From the titles that McCall gives his cones of light, he seems to regard the sculpture as a simile for the standing human presence. He sees himself as a humanist-structuralist, an odd hybrid of opposites, yet the work is sufficiently exciting in its own right. It doesn’t need clumsy conceptual overlayering - that makes him look like a Gormley wannabe. It works best trope free.
In an essay about McCall that Luke Smythe contributes to the Adam’s poster/catalogue he points out a number of writers like George Baker and Branden Joseph who think that McCall’s films of the 1970s continue the interests and “phenomenological concerns of minimalist and post-minimalist sculpture…(displacing) the emphasis of sculptural spectatorship away from the internal dynamics of the artwork itself, toward the moment-to-moment perceptual dynamics of the temporally-extended encounter between sculpture and viewer.”
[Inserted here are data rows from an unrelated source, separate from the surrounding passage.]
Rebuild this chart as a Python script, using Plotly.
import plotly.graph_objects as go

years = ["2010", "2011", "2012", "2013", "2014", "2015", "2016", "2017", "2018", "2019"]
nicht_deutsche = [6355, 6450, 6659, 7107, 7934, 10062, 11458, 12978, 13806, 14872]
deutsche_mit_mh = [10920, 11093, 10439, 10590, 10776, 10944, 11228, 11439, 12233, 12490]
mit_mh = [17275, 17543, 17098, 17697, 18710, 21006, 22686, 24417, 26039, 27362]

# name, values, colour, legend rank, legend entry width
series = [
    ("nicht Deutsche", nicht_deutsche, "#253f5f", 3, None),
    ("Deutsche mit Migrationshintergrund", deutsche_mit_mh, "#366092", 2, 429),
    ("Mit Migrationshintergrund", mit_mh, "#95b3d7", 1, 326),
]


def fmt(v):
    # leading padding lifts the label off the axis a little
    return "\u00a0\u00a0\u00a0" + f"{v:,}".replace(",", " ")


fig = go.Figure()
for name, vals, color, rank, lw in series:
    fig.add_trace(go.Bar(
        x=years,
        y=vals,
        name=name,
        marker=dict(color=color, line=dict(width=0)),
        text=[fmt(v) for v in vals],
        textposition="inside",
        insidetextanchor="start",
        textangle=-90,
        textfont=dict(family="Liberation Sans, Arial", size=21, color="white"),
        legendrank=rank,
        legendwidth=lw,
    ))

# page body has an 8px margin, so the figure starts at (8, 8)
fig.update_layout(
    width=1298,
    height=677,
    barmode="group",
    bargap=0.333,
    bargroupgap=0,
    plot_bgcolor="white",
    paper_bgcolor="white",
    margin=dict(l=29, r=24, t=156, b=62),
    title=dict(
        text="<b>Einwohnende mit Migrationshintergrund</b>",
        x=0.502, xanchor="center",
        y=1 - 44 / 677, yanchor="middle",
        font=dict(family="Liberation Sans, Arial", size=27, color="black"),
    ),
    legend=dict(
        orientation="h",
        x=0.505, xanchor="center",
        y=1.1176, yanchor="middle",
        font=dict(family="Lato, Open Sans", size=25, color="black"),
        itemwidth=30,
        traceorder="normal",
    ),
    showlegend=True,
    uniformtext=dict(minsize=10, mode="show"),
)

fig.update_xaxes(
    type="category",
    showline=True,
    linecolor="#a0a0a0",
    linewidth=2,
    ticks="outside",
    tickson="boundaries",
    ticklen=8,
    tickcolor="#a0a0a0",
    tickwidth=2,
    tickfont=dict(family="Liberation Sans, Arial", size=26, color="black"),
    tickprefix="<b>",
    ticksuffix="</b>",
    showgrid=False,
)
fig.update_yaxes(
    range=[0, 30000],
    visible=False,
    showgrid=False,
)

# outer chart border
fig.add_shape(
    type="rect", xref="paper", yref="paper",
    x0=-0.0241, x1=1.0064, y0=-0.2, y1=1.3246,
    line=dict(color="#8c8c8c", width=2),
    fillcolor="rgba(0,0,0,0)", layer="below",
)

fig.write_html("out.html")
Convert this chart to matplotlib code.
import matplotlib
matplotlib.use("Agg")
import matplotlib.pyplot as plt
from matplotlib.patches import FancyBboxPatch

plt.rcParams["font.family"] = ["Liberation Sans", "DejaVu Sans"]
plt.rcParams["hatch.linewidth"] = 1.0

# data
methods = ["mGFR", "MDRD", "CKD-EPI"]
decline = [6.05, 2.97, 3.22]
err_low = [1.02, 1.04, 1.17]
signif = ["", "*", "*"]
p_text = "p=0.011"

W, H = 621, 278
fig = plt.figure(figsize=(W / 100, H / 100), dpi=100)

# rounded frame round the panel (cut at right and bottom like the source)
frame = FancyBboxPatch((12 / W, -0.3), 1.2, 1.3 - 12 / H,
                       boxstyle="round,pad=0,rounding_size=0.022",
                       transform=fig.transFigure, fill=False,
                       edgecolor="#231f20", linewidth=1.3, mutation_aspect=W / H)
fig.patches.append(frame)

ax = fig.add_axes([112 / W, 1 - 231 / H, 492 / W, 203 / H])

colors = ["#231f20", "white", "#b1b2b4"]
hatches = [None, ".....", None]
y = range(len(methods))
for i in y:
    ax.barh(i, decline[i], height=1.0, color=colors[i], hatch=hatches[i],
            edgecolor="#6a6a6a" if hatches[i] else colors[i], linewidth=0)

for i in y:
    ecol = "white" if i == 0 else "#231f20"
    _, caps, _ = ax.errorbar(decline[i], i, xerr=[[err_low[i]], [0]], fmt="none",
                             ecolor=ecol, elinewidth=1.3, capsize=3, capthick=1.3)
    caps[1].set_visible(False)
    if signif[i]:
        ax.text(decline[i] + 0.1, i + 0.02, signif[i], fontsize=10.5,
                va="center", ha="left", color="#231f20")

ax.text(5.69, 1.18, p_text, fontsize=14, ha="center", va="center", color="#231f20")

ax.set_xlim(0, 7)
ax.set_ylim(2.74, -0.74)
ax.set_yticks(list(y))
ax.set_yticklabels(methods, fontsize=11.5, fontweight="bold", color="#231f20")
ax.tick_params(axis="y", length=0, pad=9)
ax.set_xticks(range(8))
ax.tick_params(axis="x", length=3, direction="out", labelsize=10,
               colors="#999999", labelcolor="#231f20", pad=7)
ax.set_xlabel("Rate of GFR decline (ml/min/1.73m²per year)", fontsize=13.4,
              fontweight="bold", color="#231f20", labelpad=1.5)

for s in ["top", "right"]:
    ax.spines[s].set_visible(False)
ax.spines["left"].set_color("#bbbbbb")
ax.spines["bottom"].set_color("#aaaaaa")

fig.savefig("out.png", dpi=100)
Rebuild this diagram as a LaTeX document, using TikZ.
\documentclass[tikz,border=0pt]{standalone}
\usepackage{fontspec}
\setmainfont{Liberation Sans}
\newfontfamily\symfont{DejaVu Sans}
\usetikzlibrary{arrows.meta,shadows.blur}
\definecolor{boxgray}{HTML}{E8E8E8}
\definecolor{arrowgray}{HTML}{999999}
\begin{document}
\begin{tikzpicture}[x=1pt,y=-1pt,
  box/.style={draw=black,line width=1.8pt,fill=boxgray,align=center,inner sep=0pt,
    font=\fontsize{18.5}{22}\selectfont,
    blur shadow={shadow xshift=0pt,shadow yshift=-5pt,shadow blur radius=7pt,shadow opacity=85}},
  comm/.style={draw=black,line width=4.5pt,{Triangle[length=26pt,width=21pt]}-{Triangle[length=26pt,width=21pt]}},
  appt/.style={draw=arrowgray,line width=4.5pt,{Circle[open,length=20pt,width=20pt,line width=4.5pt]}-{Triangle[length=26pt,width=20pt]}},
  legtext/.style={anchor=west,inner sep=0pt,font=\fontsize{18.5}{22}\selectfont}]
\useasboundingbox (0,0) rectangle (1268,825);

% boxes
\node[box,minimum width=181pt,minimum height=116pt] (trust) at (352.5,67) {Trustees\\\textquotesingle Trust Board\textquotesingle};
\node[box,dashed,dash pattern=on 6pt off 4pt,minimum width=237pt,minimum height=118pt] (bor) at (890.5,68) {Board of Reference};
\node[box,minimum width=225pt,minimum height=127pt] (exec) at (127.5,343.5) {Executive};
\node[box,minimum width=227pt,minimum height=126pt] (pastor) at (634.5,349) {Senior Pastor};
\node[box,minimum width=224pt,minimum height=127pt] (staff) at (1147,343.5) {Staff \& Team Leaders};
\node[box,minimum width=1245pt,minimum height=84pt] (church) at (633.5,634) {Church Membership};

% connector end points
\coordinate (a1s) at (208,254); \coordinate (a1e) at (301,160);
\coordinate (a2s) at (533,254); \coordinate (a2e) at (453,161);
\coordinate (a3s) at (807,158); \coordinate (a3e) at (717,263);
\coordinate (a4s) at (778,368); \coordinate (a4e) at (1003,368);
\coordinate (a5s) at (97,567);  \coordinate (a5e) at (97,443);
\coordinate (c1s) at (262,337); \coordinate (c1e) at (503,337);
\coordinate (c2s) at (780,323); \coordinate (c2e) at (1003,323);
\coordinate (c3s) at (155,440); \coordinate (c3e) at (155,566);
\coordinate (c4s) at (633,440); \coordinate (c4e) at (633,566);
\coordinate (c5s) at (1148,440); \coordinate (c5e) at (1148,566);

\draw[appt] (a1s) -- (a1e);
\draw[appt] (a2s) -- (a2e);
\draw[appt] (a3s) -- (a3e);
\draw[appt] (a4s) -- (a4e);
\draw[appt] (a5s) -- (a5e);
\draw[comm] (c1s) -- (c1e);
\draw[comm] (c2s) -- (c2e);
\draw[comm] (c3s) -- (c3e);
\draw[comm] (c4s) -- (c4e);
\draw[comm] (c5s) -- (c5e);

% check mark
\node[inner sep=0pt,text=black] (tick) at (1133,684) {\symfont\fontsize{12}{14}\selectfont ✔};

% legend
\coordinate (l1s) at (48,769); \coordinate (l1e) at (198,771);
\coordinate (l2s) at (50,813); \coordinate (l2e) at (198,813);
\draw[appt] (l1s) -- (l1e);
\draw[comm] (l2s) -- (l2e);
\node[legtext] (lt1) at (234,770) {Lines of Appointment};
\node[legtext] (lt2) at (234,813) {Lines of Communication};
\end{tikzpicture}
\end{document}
This is an interesting issue. If one looks at examples of minimalist geometric sculpture of the mid-sixties, such as Robert Morris’s arrangements of square slabs or L-forms through which his audience moved, the gallery experience seems very different as a bodily sensation from what McCall offers. Most obvious is the fact that the minimalist work is made of painted plywood that the human form can move around and between, but not into - unlike a single cone made of light on dust that can be walked through.
So the question is, is standing within McCall’s conical shell of gradually moving blinding light, comparable to standing between identical wooden modules in different stationary positions that have solid planes? I don’t think so. Yet for sure, both are immersive and both have temporal-perceptual aspects - but one is overwhelming optical and ‘head’, whilst the other is more bodily in a far more general proprioceptive sense. It seems very odd to compare them.
This is an unusually immersive show, though the presence of drawings on some walls also ensures an overtly analytic component where the viewer has to mentally link moving images with stationary marks. McCall’s light sculptures surprise also because there seem to be plentiful allusions to earlier films like Len Lye’s Tusalava and Hans Richter’s Dreams That Money Can Buy.
The five vertical cones are smallish, on plinths, and so are called ‘maquettes’. They are not cathedral-like as in some installations (like in the image above) but they give you a good idea of the principles at work. The highlight is a long horizontal projection in the Kirk Gallery, You and I, Horizontal (2005), which though claustrophobic on a humid day (the air conditioning has to be turned off) is extraordinarily mesmerising. It has formal drama mixed with tantalisingly slow movement.
As with Viola and Cardiff at The New Dowse and City Gallery, this McCall show is an essential visit.